Hi, I have been wondering about shrimps. They are bottom feeders correct so they would eat the left over flakes that fall to the bottom? I like the look of them and think they would be cool in my tank. However I also have some other fish in there and am wondering if they would eat them or not. The fish are leopard danios, glass cats, cardinals and Oto cats. My tank size is 30 gallons and right not is lightly planted until the plants grow in. Oh also what kind of shrimps would be best in my case if I was to get them. 

Thanks
Cory


----------



## joe (Jan 3, 2012)

how big are the fish?
they will probably eat the babies, some will survive depending on the plant coverage. i wouldnt reccomend anything hard like crystals but cherries would work.

cherries breed like rabbits and there pretty good looking, you can get either red or yellow

not 100 percent the fish wont eat them thou

guppies have even been know to eat shrimp


----------



## laurahmm (Apr 1, 2010)

You might want to try amano shrimp then...they are larger... cherry shrimps are smaller and the babies will definitely get eaten. I had amano shrimps with my angels and the angels actually left them alone. To be safe, buy medium or large size amanos.


----------



## Fish on the Mind (Feb 9, 2012)

Okay so what's the price range on the amanos and cherries? I don't really want to spend alot


----------



## Symplicity (Oct 14, 2011)

Fish on the Mind said:


> Okay so what's the price range on the amanos and cherries? I don't really want to spend alot


Amanos $3 ea 
Cherries <$1 ea

Off this forum


----------



## Fish on the Mind (Feb 9, 2012)

3 bucks a piece, that's not too bad really. Cherries the same price?


----------



## Will (Jul 24, 2008)

Amanos go on sale regularly at Big Als, every month or two. 3 shrimp $1.99.


----------



## Fish on the Mind (Feb 9, 2012)

Kool. At every store? I go to the whiby one.


----------



## Will (Jul 24, 2008)

No not at every store. I only shop at a few of them so i can't tell you that.


----------



## getochkn (Jul 10, 2011)

Fish on the Mind said:


> Kool. At every store? I go to the whiby one.

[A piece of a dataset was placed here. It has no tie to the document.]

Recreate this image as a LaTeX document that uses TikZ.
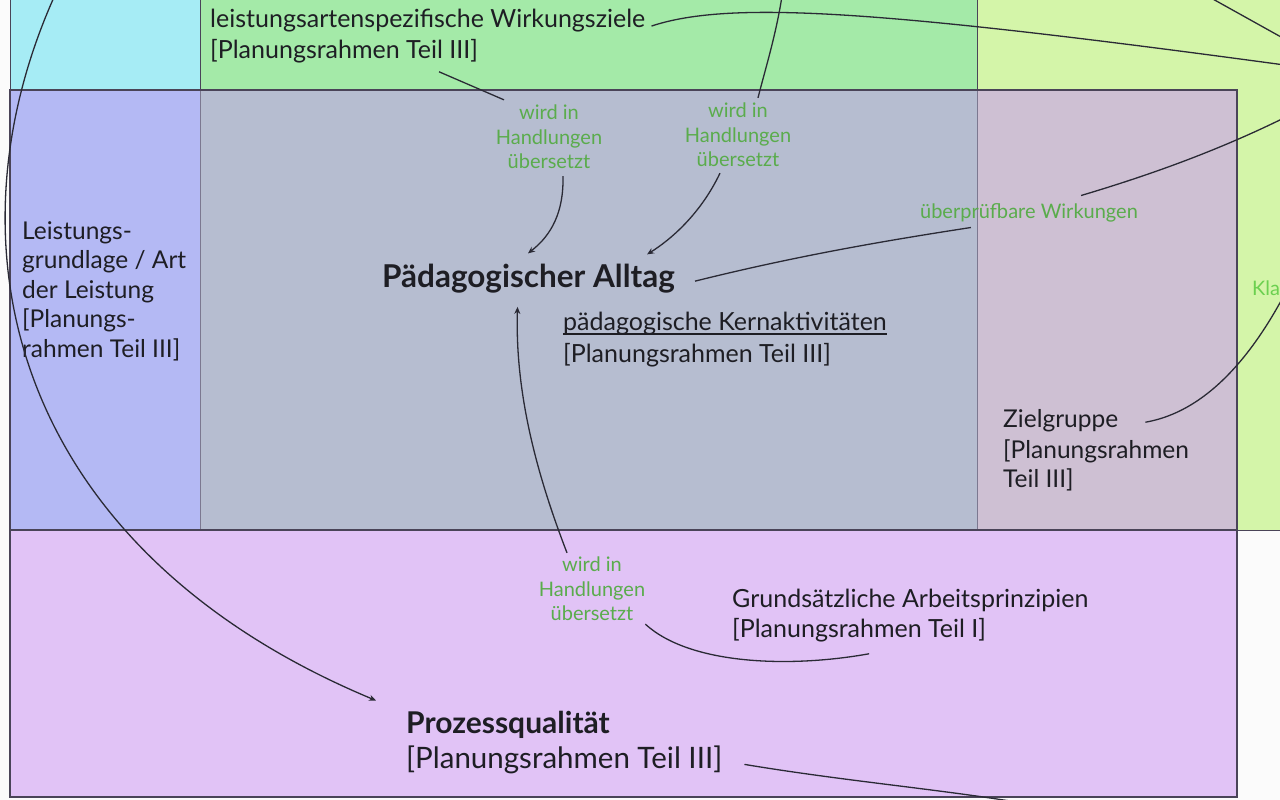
\documentclass[tikz,border=0pt]{standalone}
\usepackage{fontspec}
\setmainfont{Lato}
\usetikzlibrary{arrows.meta,calc}
\definecolor{pagebg}{HTML}{FBFBFB}
\definecolor{cyanbg}{HTML}{A6ECF5}
\definecolor{greenbg}{HTML}{A4EAA8}
\definecolor{yellowbg}{HTML}{D4F5A9}
\definecolor{bluebg}{HTML}{B4B9F4}
\definecolor{centerbg}{HTML}{B6BDD0}
\definecolor{mauvebg}{HTML}{CEC0D3}
\definecolor{lavbg}{HTML}{E1C3F6}
\definecolor{edgec}{HTML}{4A4458}
\definecolor{softedge}{HTML}{7C7890}
\definecolor{linec}{HTML}{2A2A35}
\definecolor{textc}{HTML}{1E1E24}
\definecolor{greenc}{HTML}{5AAC4C}
\definecolor{brightgreen}{HTML}{6CD050}
\begin{document}
\begin{tikzpicture}[x=1pt,y=-1pt,
  conn/.style={draw=linec, line width=1.3pt},
  arr/.style={conn, -{Stealth[length=7pt,width=6pt]}},
  txt/.style={inner sep=0pt, anchor=base west, text=textc},
  szA/.style={font=\fontsize{24.5}{29}\selectfont},
  szB/.style={font=\fontsize{25}{30}\selectfont},
  szP/.style={font=\fontsize{29.5}{34}\selectfont},
  lbl/.style={inner sep=0pt, align=center, text=greenc, font=\fontsize{20}{24.5}\selectfont},
]
\useasboundingbox (0,0) rectangle (1280,800);
\clip (0,0) rectangle (1280,800);
% backgrounds
\fill[pagebg] (0,0) rectangle (1280,800);
\fill[cyanbg] (10,0) rectangle (200,90);
\fill[greenbg] (200,0) rectangle (977,90);
\fill[yellowbg] (977,0) rectangle (1280,530);
\fill[bluebg] (10,90) rectangle (200,530);
\fill[centerbg] (200,90) rectangle (977,530);
\fill[mauvebg] (977,90) rectangle (1237,530);
\fill[lavbg] (10,530) rectangle (1237,797);
% borders
\draw[edgec, line width=1pt] (10,0) -- (10,90);
\draw[edgec, line width=1pt] (200,0) -- (200,90);
\draw[edgec, line width=1pt] (977,0) -- (977,90);
\draw[softedge, line width=1pt] (200,90) -- (200,530);
\draw[softedge, line width=1pt] (977,90) -- (977,530);
\draw[edgec, line width=1pt] (1237,530) -- (1280,530);
\draw[edgec, line width=1.6pt] (10,530) -- (1237,530);
\draw[edgec, line width=1.6pt] (10,90) rectangle (1237,797);

% texts
\node[txt,szB] (wz1) at (210,28) {leistungsartenspezifische Wirkungsziele};
\node[txt,szB] (wz2) at (210,59) {[Planungsrahmen Teil III]};

\node[txt,szA] (lg1) at (22,239) {Leistungs-};
\node[txt,szA] (lg2) at (22,268.5) {grundlage / Art};
\node[txt,szA] (lg3) at (22,298) {der Leistung};
\node[txt,szA] (lg4) at (22,327.5) {[Planungs-};
\node[txt,szA] (lg5) at (22,357) {rahmen Teil III]};

\node[txt,font=\fontsize{31.5}{36}\bfseries] (alltag) at (382,287) {Pädagogischer Alltag};

\node[txt,szB] (kern1) at (563,330) {pädagogische Kernaktivitäten};
\node[txt,szB] (kern2) at (563,362) {[Planungsrahmen Teil III]};
\draw[textc, line width=1.1pt] ($(kern1.base west)+(0,4)$) -- ($(kern1.base east)+(0,4)$);

\node[txt,szA] (ziel1) at (1003,427) {Zielgruppe};
\node[txt,szA] (ziel2) at (1003,458) {[Planungsrahmen};
\node[txt,szA] (ziel3) at (1003,487) {Teil III]};

\node[txt,szB] (gr1) at (732,607) {Grundsätzliche Arbeitsprinzipien};
\node[txt,szB] (gr2) at (732,637) {[Planungsrahmen Teil I]};

\node[txt,font=\fontsize{30}{34}\bfseries] (proz1) at (406,733) {Prozessqualität};
\node[txt,szP] (proz2) at (406,768) {[Planungsrahmen Teil III]};

\node[lbl] (lab1) at (549,137) {wird in\\Handlungen\\übersetzt};
\node[lbl] (lab2) at (738,135) {wird in\\Handlungen\\übersetzt};
\node[lbl] (lab3) at (592,589) {wird in\\Handlungen\\übersetzt};
\node[lbl] (ueb) at (1029,213) {überprüfbare Wirkungen};
\node[inner sep=0pt, anchor=base west, text=brightgreen, font=\fontsize{20}{24.5}\selectfont] (kla) at (1252,295) {Kla};

% free ends off the picture
\coordinate (topA) at (55,-5);
\coordinate (topB) at (1211,-2);
\coordinate (rightB) at (1290,42);
\coordinate (rightC) at (1292,66);
\coordinate (topD) at (782,-4);
\coordinate (rightE) at (1290,115);
\coordinate (rightF) at (1292,280);
\coordinate (bottomG) at (1040,806);

% connectors
\draw[arr] (topA) .. controls (-60,250) and (15,550) .. ($(proz1.north west)+(-30,-10)$);
\draw[conn] (topB) -- (rightB);
\draw[conn] ($(wz1.east)+(6,5)$) .. controls (730,0) and (880,10) .. (rightC);
\draw[conn] (topD) .. controls (776,35) and (765,70) .. ($(lab2.north)+(20,-5)$);
\draw[conn] ($(wz2.south west)+(229,8)$) -- ($(lab1.north)+(-45,-5)$);
\draw[arr] ($(lab1.south)+(14,7)$) .. controls (564,220) and (545,240) .. ($(alltag.north west)+(146,-10)$);
\draw[arr] ($(lab2.south)+(-18,6)$) .. controls (700,215) and (670,240) .. ($(alltag.north east)+(-28,-9)$);
\draw[conn] (rightE) .. controls (1220,150) and (1150,175) .. ($(ueb.north east)+(-57,-8)$);
\draw[conn] ($(ueb.south west)+(51,5)$) .. controls (890,240) and (800,255) .. ($(alltag.east)+(20,3)$);
\draw[conn] (rightF) .. controls (1262,340) and (1215,410) .. ($(ziel1.east)+(27,2)$);
\draw[arr] ($(lab3.north)+(-25,-4)$) .. controls (535,470) and (515,390) .. ($(alltag.south)+(-11,14)$);
\draw[conn] ($(lab3.south east)+(0,3)$) .. controls (690,665) and (790,668) .. ($(gr2.south)+(10,12)$);
\draw[conn] ($(proz2.east)+(22,5)$) .. controls (850,782) and (950,790) .. (bottomG);
\end{tikzpicture}
\end{document}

Each store has weekly specials. Go to their site and sign up for the email alerts for your store.


----------



## Fish on the Mind (Feb 9, 2012)

Ahh okay. Also already signed up just never in my time seen shrimp on sale however I have not really kept an eye out for them. Is there any other good spots near port perry to get shrimp?


----------



## Fish on the Mind (Feb 9, 2012)

I know where the pet stores are that have fish but there prices are normally way higher than they should be.


----------



## randy (Jan 29, 2012)

Monitor the freshwater livestock section on this forum, I'd be surprise if a week or two goes by without seeing RCS for sale. I would suggest again, go for higher grade like Fire Reds or Sakuras, the difference in initial investment will be neglectable once you get a sustainable colony.


----------



## Fishyfishyfishy (Mar 3, 2008)

Aqua inspiration has them 6 for $10. I just got myself 6


----------



## CrystalMethShrimp (Apr 27, 2010)

Fishyfishyfishy said:


> Aqua inspiration has them 6 for $10. I just got myself 6


Yup. Same here.


----------



## Jaysan (Dec 19, 2011)

CrystalMethShrimp said:


> Yup. Same here.


6 for 10?
Are these cherry's or fire reds?


----------



## randy (Jan 29, 2012)

Judging by the price I would think that's regular cherry, if you drive a few more minutes from AI to Frank's Aquarium then you can get some FRs or Neo's in other nice colours. Price is a bit more expensive than regular cherry.


----------



## Will (Jul 24, 2008)

Jaysan said:


> 6 for 10?
> Are these cherry's or fire reds?


Amanoshrimp?


----------